Il tema affrontato è molto sentito in America ma ancora piuttosto inesplorato in Italia, ed è quello delle minoranze multiple, ovvero della compresenza in uno stesso soggetto di più di un fattore di discriminazione: in questo caso l’apparenza all’etnia afroamericana e l’omosessualità. Una condizione che porta a subire atteggiamenti discriminatori anche all’interno della propria comunità di appartenenza e che nella pellicola diventa pretesto per ragionare sulla fragilità dell’individualità al cospetto del contesto sociale. Il vero fulcro dello script infatti non è tanto la sessualità del protagonista, quanto la difficoltà dell’essere fedeli a se stessi, alle proprie aspirazioni e al proprio io profondo, nonché la facilità con cui la società può portarci in direzioni lontane da quelle che seguiremmo in un mondo ideale.

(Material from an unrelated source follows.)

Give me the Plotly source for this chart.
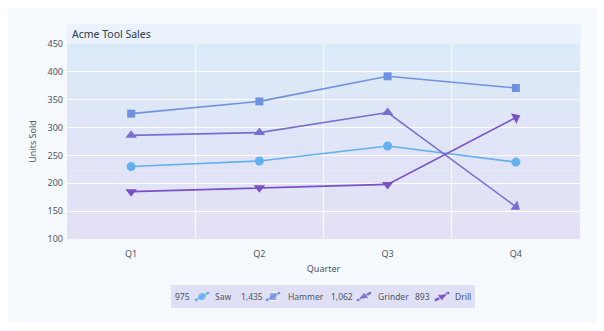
import plotly.graph_objects as go

# Quarterly unit sales per tool
quarters = ["Q1", "Q2", "Q3", "Q4"]
saw = [230, 240, 267, 238]
hammer = [325, 347, 392, 371]
grinder = [286, 291, 327, 158]
drill = [185, 192, 198, 318]

y_ticks = [100, 150, 200, 250, 300, 350, 400, 450]

W, H = 604, 331
FONT = "Noto Sans"
TXT = "#4b5563"
FS = 9
LFS = 8.5

# plot area in pixels
PL, PR, PT, PB = 67, 580, 44, 239


def px(x):
    return x / W


def py(y):
    return 1 - y / H


series = [
    ("Saw", saw, "#62b0f0", "circle", 9, [0, 0, 0, 0]),
    ("Hammer", hammer, "#6f92e0", "square", 8, [0, 0, 0, 0]),
    ("Grinder", grinder, "#7a6fd0", "triangle-up", 10, [0, 0, 0, 127]),
    ("Drill", drill, "#7c50c6", "triangle-down", 10, [0, 0, 0, -118]),
]

fig = go.Figure()

for name, vals, color, sym, size, ang in series:
    fig.add_trace(go.Scatter(
        x=quarters, y=vals, name=name, mode="lines+markers",
        line=dict(color=color, width=1.6),
        marker=dict(symbol=sym, size=size, color=color, angle=ang),
        showlegend=False, hoverinfo="x+y+name",
    ))

shapes = []
# outer panel
shapes.append(dict(type="rect", xref="paper", yref="paper",
                   x0=px(8), x1=px(597), y0=py(323), y1=py(8),
                   fillcolor="#f6fafe", line=dict(width=0), layer="below"))
# title strip
shapes.append(dict(type="path", xref="paper", yref="paper",
                   path=(f"M {px(PL)},{py(PT)} L {px(PL)},{py(28)} "
                         f"Q {px(PL)},{py(24)} {px(PL + 4)},{py(24)} "
                         f"L {px(581)},{py(24)} L {px(581)},{py(PT)} Z"),
                   fillcolor="#eaf3fb", line=dict(width=0), layer="below"))
# vertical gradient behind the plot area
top = (219, 234, 248)
bot = (227, 224, 245)
steps = 40
for i in range(steps):
    t = i / (steps - 1)
    c = tuple(round(top[k] + (bot[k] - top[k]) * t) for k in range(3))
    y0 = PT + (PB - PT) * i / steps
    y1 = PT + (PB - PT) * (i + 1) / steps
    shapes.append(dict(type="rect", xref="paper", yref="paper",
                       x0=px(PL), x1=px(PR), y0=py(y1), y1=py(y0 - 0.3),
                       fillcolor="rgb(%d,%d,%d)" % c, line=dict(width=0),
                       layer="below"))
# legend box
shapes.append(dict(type="rect", xref="paper", yref="paper",
                   x0=px(171), x1=px(475), y0=py(308), y1=py(285),
                   fillcolor="#dfe0f5", line=dict(width=0), layer="below"))

annotations = [
    dict(text="Acme Tool Sales", x=px(70), y=py(34.5), xref="paper", yref="paper",
         xanchor="left", yanchor="middle", showarrow=False,
         font=dict(family=FONT, size=10.5, color="#2d3a4a")),
]

# custom legend: total, icon, name
legend_pos = [(191, 195, 214), (264, 266, 287), (354, 357, 377), (431, 435, 454)]
LY = 296.5
for (name, vals, color, sym, size, ang), (tx, ix, nx) in zip(series, legend_pos):
    total = sum(vals)
    annotations.append(dict(text=f"{total:,}", x=px(tx), y=py(LY), xref="paper",
                            yref="paper", xanchor="right", yanchor="middle",
                            showarrow=False, borderpad=0,
                            font=dict(family=FONT, size=LFS, color=TXT)))
    annotations.append(dict(text=name, x=px(nx), y=py(LY), xref="paper",
                            yref="paper", xanchor="left", yanchor="middle",
                            showarrow=False, borderpad=0,
                            font=dict(family=FONT, size=LFS, color=TXT)))
    cx = ix + 7
    fig.add_trace(go.Scatter(
        x=[cx - 7, cx, cx + 7], y=[LY + 4, LY, LY - 4],
        mode="lines+markers", xaxis="x2", yaxis="y2",
        line=dict(color=color, width=2.5),
        marker=dict(symbol=sym, size=[0, size, 0], color=color),
        showlegend=False, hoverinfo="skip",
    ))

fig.update_layout(
    width=W, height=H,
    margin=dict(l=0, r=0, t=0, b=0, autoexpand=False),
    paper_bgcolor="white",
    plot_bgcolor="rgba(0,0,0,0)",
    font=dict(family=FONT, size=FS, color=TXT),
    shapes=shapes,
    annotations=annotations,
    showlegend=False,
    xaxis=dict(
        domain=[px(PL), px(PR)], type="category",
        range=[-0.5, 3.5], tickson="boundaries", ticks="",
        showgrid=True, gridcolor="white", gridwidth=1,
        showline=False, zeroline=False, automargin=False,
        ticklabelstandoff=8,
        tickfont=dict(family=FONT, size=FS, color=TXT),
        title=dict(text="Quarter", font=dict(family=FONT, size=FS, color=TXT),
                   standoff=6),
        anchor="y",
    ),
    yaxis=dict(
        domain=[py(PB), py(PT)], range=[100, 450],
        tickvals=y_ticks, ticks="", showgrid=True, gridcolor="white",
        gridwidth=1, zeroline=False, showline=False, automargin=False,
        ticklabelstandoff=3,
        tickfont=dict(family=FONT, size=FS, color=TXT),
        title=dict(text="Units Sold", font=dict(family=FONT, size=FS, color=TXT),
                   standoff=9),
        anchor="x",
    ),
    xaxis2=dict(domain=[0, 1], range=[0, W], visible=False, anchor="y2",
                fixedrange=True, automargin=False),
    yaxis2=dict(domain=[0, 1], range=[H, 0], visible=False, anchor="x2",
                fixedrange=True, automargin=False),
)

fig.write_html("out.html")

Uno sguardo registico non invasivo per una realizzazione impeccabile.
Moonlight ha un linguaggio visivo che rispecchia il carattere del protagonista: non si concede, si lascia osservare ma non si muove mai verso l’osservatore, non fa mai il primo passo e se lo fa è per dissimulare. L’incedere della narrazione è molto lento ma la macchina narrativa funziona alla perfezione, e lo sguardo mai esterno di Jenkins, che ci trascina a forza nell’interiorità dei personaggi con una calda macchina a mano e inquadrature sempre ravvicinatissime, non giudica e non prende posizione.
Le emozioni contano più dei sentimenti in questo universo narrativo e, nonostante la sconfortante presenza di una continua violenza fisica e psicologica con cui è bersagliato il protagonista, il peso più importante è quello dell’edificante amore gratuito, che sia di uno sconosciuto, di un amico o di un amante. Jenkins regala scene iconiche e simboliche come quella che nel primo capitolo del film racconta l’incontro di Little con l’oceano: una sorta di battesimo e di rinascita che una meravigliosa inquadratura a pelo d’acqua ci regala in tutta la sua intensità.
Anche il comparto sonoro è però di grande efficacia e mentre vi è un uso analogico del volume in più di una scena, la colonna sonora ci avvince con atmosfere alla Malick andando nella direzione parallela ma opposta a quell’Hamilton di Lin-Manuel Miranda che ha sconvolto Broadway diventando un vero caso in America: qui anziché trovare un commento musicale hip hop su un contesto d’epoca, troviamo la musica classica in una storia ambientata nel ghetto.
Le performance del cast sono tra le più memorabili degli ultimi anni.
Uno dei più straordinari meriti del film è quello di presentare interpreti di indiscutibile talento che riescono a portare in scena una complessità fuori del comune con una naturalezza disarmante. Le interpretazioni sono tutte più che degne di nota, ma quelle che brillano di più sono quelle del misurato Trevante Rhodes, che riesce in una missione impossibile di armonizzazione degli opposti, di André Holland (The Knick), inequivocabile pur senza mai essere gigionesco, di una credibilissima Naomie Harris (la saga di 007, quella di Pirati dei Caraibi, ma anche 20 giorni dopo) e, soprattutto, di un insuperabile Mahershala Ali (House of Cards, Luke Cage, Hunger Games – Il Canto della Rivolta e Il Diritto di Contare), che brilla di un incontenibile talento che scommettiamo gli garantirà la statuetta come miglior attore non protagonista agli Academy.
In conclusione Moonlight è una pellicola assolutamente imperdibile, che con grande merito dello script riesce a non scadere mai nella banalità, rischio sono sempre in agguato quando si trattano tematiche tanto sensibili. Poco meno di due ore per lasciarci con una domanda: quel che siamo oggi cancella quel che siamo stati?